Where does this appear?

We first noticed this the recent topic blocks in TinyPortal: this block uses the output from php ssi_recentTopics, and specifically the short_subject string it provides: if the subject of a message contains an &, the short_subject result presents that as &amp.
Same happens with " ("quot), < (<lt).

It seems that the latest change in this code does not take into account anymore that SMF2.0 is not all UTF-8. These characters are now not correctly handled anymore.
Tinyportal relies on the substr function in SMF to shorten Topic texts en Titles, thefero the issue becomes more visible...

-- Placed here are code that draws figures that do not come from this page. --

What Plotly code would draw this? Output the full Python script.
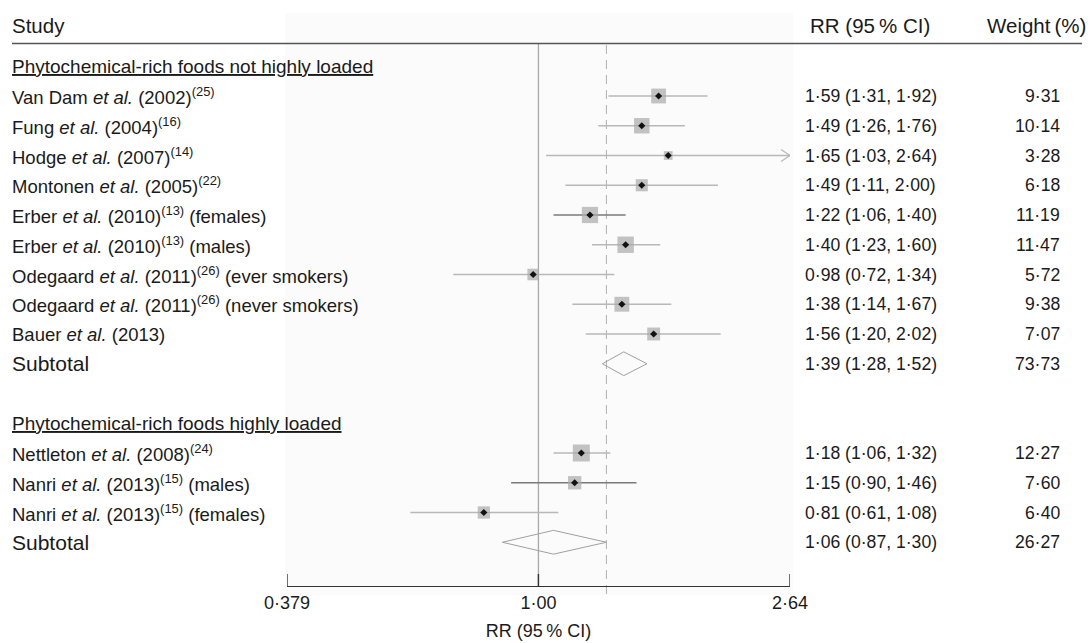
import math
import plotly.graph_objects as go

# ---------------- data ----------------
group1_title = "Phytochemical-rich foods not highly loaded"
group1_labels = [
    "Van Dam <i>et al.</i> (2002)<sup>(25)</sup>",
    "Fung <i>et al.</i> (2004)<sup>(16)</sup>",
    "Hodge <i>et al.</i> (2007)<sup>(14)</sup>",
    "Montonen <i>et al.</i> (2005)<sup>(22)</sup>",
    "Erber <i>et al.</i> (2010)<sup>(13)</sup> (females)",
    "Erber <i>et al.</i> (2010)<sup>(13)</sup> (males)",
    "Odegaard <i>et al.</i> (2011)<sup>(26)</sup> (ever smokers)",
    "Odegaard <i>et al.</i> (2011)<sup>(26)</sup> (never smokers)",
    "Bauer <i>et al.</i> (2013)",
]
group1_rr = [1.59, 1.49, 1.65, 1.49, 1.22, 1.40, 0.98, 1.38, 1.56]
group1_lo = [1.31, 1.26, 1.03, 1.11, 1.06, 1.23, 0.72, 1.14, 1.20]
group1_hi = [1.92, 1.76, 2.64, 2.00, 1.40, 1.60, 1.34, 1.67, 2.02]
group1_w = [9.31, 10.14, 3.28, 6.18, 11.19, 11.47, 5.72, 9.38, 7.07]
group1_sub = (1.39, 1.28, 1.52, 73.73)

group2_title = "Phytochemical-rich foods highly loaded"
group2_labels = [
    "Nettleton <i>et al.</i> (2008)<sup>(24)</sup>",
    "Nanri <i>et al.</i> (2013)<sup>(15)</sup> (males)",
    "Nanri <i>et al.</i> (2013)<sup>(15)</sup> (females)",
]
group2_rr = [1.18, 1.15, 0.81]
group2_lo = [1.06, 0.90, 0.61]
group2_hi = [1.32, 1.46, 1.08]
group2_w = [12.27, 7.60, 6.40]
group2_sub = (1.06, 0.87, 1.30, 26.27)

overall_rr = 1.30
tick_vals = [0.379, 1.00, 2.64]
tick_text = ["0·379", "1·00", "2·64"]

# ---------------- layout helpers ----------------
W, H = 1092, 643
ROW0, ROWH = 36.5, 29.75  # pixel y of row 0 and row height
AXIS_PX = 586


def prow(px):
    return (px - ROW0) / ROWH


FONT = "Liberation Sans, Arial, Helvetica, sans-serif"
TXT = "#1a1a1a"
F_HEAD, F_TITLE, F_ROW, F_NUM, F_SUB = 20.5, 19, 18.5, 17.6, 21
X_LEFT, X_RR, X_W = 10, 803, 1062


def fmt(v):
    return f"{v:.2f}".replace(".", "·")


fig = go.Figure()
ann = []
shapes = []

# faint plot-region background
shapes.append(dict(type="rect", xref="paper", yref="paper",
                   x0=285 / W, x1=793 / W, y0=1 - 595 / H, y1=1 - 13 / H,
                   fillcolor="#fbfbfb", line=dict(width=0), layer="below"))

# header
head_row = prow(25)
ann.append(dict(x=X_LEFT / W, y=head_row, xref="paper", yref="y", text="Study", showarrow=False,
                xanchor="left", yanchor="middle", font=dict(size=F_HEAD)))
ann.append(dict(x=870 / W, y=head_row, xref="paper", yref="y", text="RR (95\u2009% CI)", showarrow=False,
                xanchor="center", yanchor="middle", font=dict(size=F_HEAD)))
ann.append(dict(x=1088 / W, y=head_row, xref="paper", yref="y", text="Weight\u2009(%)", showarrow=False,
                xanchor="right", yanchor="middle", font=dict(size=F_HEAD)))
shapes.append(dict(type="line", xref="paper", yref="y", x0=12 / W, x1=1082 / W,
                   y0=prow(43.5), y1=prow(43.5), line=dict(color="#555555", width=1.5)))

# reference lines
shapes.append(dict(type="line", xref="x", yref="y", x0=1, x1=1, y0=prow(43.5), y1=prow(AXIS_PX),
                   line=dict(color="#a8a8a8", width=1.3), layer="below"))
shapes.append(dict(type="line", xref="x", yref="y", x0=overall_rr, x1=overall_rr, y0=prow(45),
                   y1=prow(598), line=dict(color="#b0b0b0", width=1, dash="9px,6px"), layer="below"))

# axis tick marks (pointing up from the axis line)
for tv in tick_vals:
    shapes.append(dict(type="line", xref="x", yref="y", x0=tv, x1=tv, y0=prow(AXIS_PX),
                       y1=prow(AXIS_PX - 12), line=dict(color="#333333", width=1.4)))


def add_group(title, title_row, labels, rr, lo, hi, w, sub, darker=()):
    ann.append(dict(x=X_LEFT / W, y=title_row, xref="paper", yref="y",
                    text=f"<span style='text-decoration:underline'>{title}</span>",
                    showarrow=False, xanchor="left", yanchor="middle", font=dict(size=F_TITLE)))
    rows = [title_row + 1 + i for i in range(len(labels))]
    for i, r in enumerate(rows):
        ann.append(dict(x=X_LEFT / W, y=r, xref="paper", yref="y", text=labels[i], showarrow=False,
                        xanchor="left", yanchor="middle", font=dict(size=F_ROW)))
        ann.append(dict(x=X_RR / W, y=r, xref="paper", yref="y",
                        text=f"{fmt(rr[i])} ({fmt(lo[i])}, {fmt(hi[i])})", showarrow=False,
                        xanchor="left", yanchor="middle", font=dict(size=F_NUM)))
        ann.append(dict(x=X_W / W, y=r, xref="paper", yref="y", text=fmt(w[i]), showarrow=False,
                        xanchor="right", yanchor="middle", font=dict(size=F_NUM)))
        col = "#7a7a7a" if i in darker else "#b8b8b8"
        fig.add_trace(go.Scatter(x=[lo[i], hi[i]], y=[r, r], mode="lines",
                                 line=dict(color=col, width=1.4), hoverinfo="skip"))
        if hi[i] >= tick_vals[-1]:
            f = math.exp(-9 / 259.5)
            fig.add_trace(go.Scatter(x=[hi[i] * f, hi[i], hi[i] * f], y=[r - 0.2, r, r + 0.2],
                                     mode="lines", line=dict(color="#b8b8b8", width=1.3),
                                     hoverinfo="skip"))
    fig.add_trace(go.Scatter(x=rr, y=rows, mode="markers",
                             marker=dict(symbol="square", color="#aaaaaa",
                                         size=[4.85 * math.sqrt(v) for v in w],
                                         line=dict(width=0)), hoverinfo="skip"))
    fig.add_trace(go.Scatter(x=rr, y=rows, mode="markers",
                             marker=dict(symbol="diamond", color="#111111", size=5.5,
                                         line=dict(width=0)), hoverinfo="skip"))
    srow = rows[-1] + 1
    s_rr, s_lo, s_hi, s_w = sub
    fig.add_trace(go.Scatter(x=[s_lo, s_rr, s_hi, s_rr, s_lo], y=[srow, srow - 0.4, srow, srow + 0.4, srow],
                             mode="lines", line=dict(color="#a0a0a0", width=1), hoverinfo="skip"))
    ann.append(dict(x=X_LEFT / W, y=srow, xref="paper", yref="y", text="Subtotal", showarrow=False,
                    xanchor="left", yanchor="middle", font=dict(size=F_SUB)))
    ann.append(dict(x=X_RR / W, y=srow, xref="paper", yref="y",
                    text=f"{fmt(s_rr)} ({fmt(s_lo)}, {fmt(s_hi)})", showarrow=False,
                    xanchor="left", yanchor="middle", font=dict(size=F_NUM)))
    ann.append(dict(x=X_W / W, y=srow, xref="paper", yref="y", text=fmt(s_w), showarrow=False,
                    xanchor="right", yanchor="middle", font=dict(size=F_NUM)))
    return srow


end1 = add_group(group1_title, 1, group1_labels, group1_rr, group1_lo, group1_hi, group1_w,
                 group1_sub, darker=(4,))
add_group(group2_title, end1 + 2, group2_labels, group2_rr, group2_lo, group2_hi, group2_w,
          group2_sub, darker=(1,))

lo_log = math.log10(tick_vals[0])
hi_log = math.log10(tick_vals[-1])

fig.update_layout(
    width=W, height=H,
    margin=dict(l=0, r=0, t=0, b=0),
    paper_bgcolor="white", plot_bgcolor="rgba(0,0,0,0)",
    showlegend=False,
    font=dict(family=FONT, color=TXT),
    annotations=ann, shapes=shapes,
    xaxis=dict(type="log", range=[lo_log, hi_log], domain=[287 / W, 790 / W],
               anchor="free", position=1 - AXIS_PX / H,
               tickvals=tick_vals, ticktext=tick_text, ticks="",
               showline=True, linecolor="#333333", linewidth=1.4, showgrid=False,
               zeroline=False, tickfont=dict(size=18),
               title=dict(text="RR (95\u2009% CI)", font=dict(size=18), standoff=12),
               automargin=False),
    yaxis=dict(range=[prow(H), prow(0)], domain=[0, 1], visible=False, showgrid=False,
               zeroline=False, fixedrange=True),
)

fig.write_html("out.html", config={"displayModeBar": False},
               post_script="document.body.style.margin='0';")
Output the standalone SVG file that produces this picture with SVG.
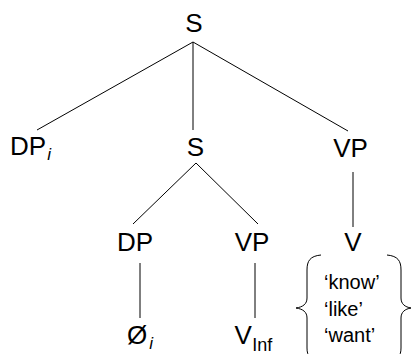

The old SMF code in 2.0.17 works fine:

Load.php
'substr' => create_function('$string, $start, $length = null', '
global $smcFunc;
$ent_arr = preg_split(\'~(&#' . (empty($modSettings['disableEntityCheck']) ? '\d{1,7}' : '021') . ';|&quot;|&amp;|&lt;|&gt;|&nbsp;|.)~' . ($utf8 ? 'u' : '') . '\', ' . implode('$string', $ent_check) . ', -1, PREG_SPLIT_DELIM_CAPTURE | PREG_SPLIT_NO_EMPTY);
return $length === null ? implode(\'\', array_slice($ent_arr, $start)) : implode(\'\', array_slice($ent_arr, $start, $length));'),


The new code in 2.0.18 does not:

'substr' => function($string, $start, $length = null) use ($utf8, $ent_check, $ent_list, $modSettings)
{
$ent_arr = preg_split('~(' . $ent_list . '|.)~' . ($utf8 ? 'u' : '') . '', $ent_check($string), -1, PREG_SPLIT_DELIM_CAPTURE | PREG_SPLIT_NO_EMPTY);
return $length === null ? implode('', array_slice($ent_arr, $start)) : implode('', array_slice($ent_arr, $start, $length));
},


This should be patched in 2.0.19.
This code works correctly:


        'substr' => function($string, $start, $length = null) use ($utf8, $ent_check, $ent_list, $modSettings)
        {
            $ent_arr = preg_split('~(&#' . (empty($modSettings['disableEntityCheck']) ? '\d{1,7}' : '021') . ';|&quot;|&amp;|&lt;|&gt;|&nbsp;|.)~' . ($utf8 ? 'u' : '') . '', $ent_check($string), -1, PREG_SPLIT_DELIM_CAPTURE | PREG_SPLIT_NO_EMPTY);
            return $length === null ? implode('', array_slice($ent_arr, $start)) : implode('', array_slice($ent_arr, $start, $length));
        },
Title: Re: 2.0.18 issue with 'substr' function and UTF8 characters
Post by: shadav on May 08, 2021, 09:28:39 AM
is this the same issue as this:
https://www.simplemachines.org/community/index.php?topic=576612.0

if so, the patch is here:
https://www.simplemachines.org/community/index.php?topic=576612.msg4081408#msg4081408
Title: Re: 2.0.18 issue with 'substr' function and UTF8 characters
Post by: shawnb61 on May 08, 2021, 03:01:14 PM
Yes, I believe it's the same.
Title: Re: 2.0.18 issue with 'substr' function and UTF8 characters
Post by: @rjen on May 08, 2021, 03:15:40 PM
Just checked the patch: different solution, but the same results... so yes. that fixes it too...
Title: Re: 2.0.18 issue with 'substr' function and UTF8 characters
Post by: dcmouser on August 25, 2021, 04:58:26 AM
Was just coming here to report the same problem; thanks for the fix!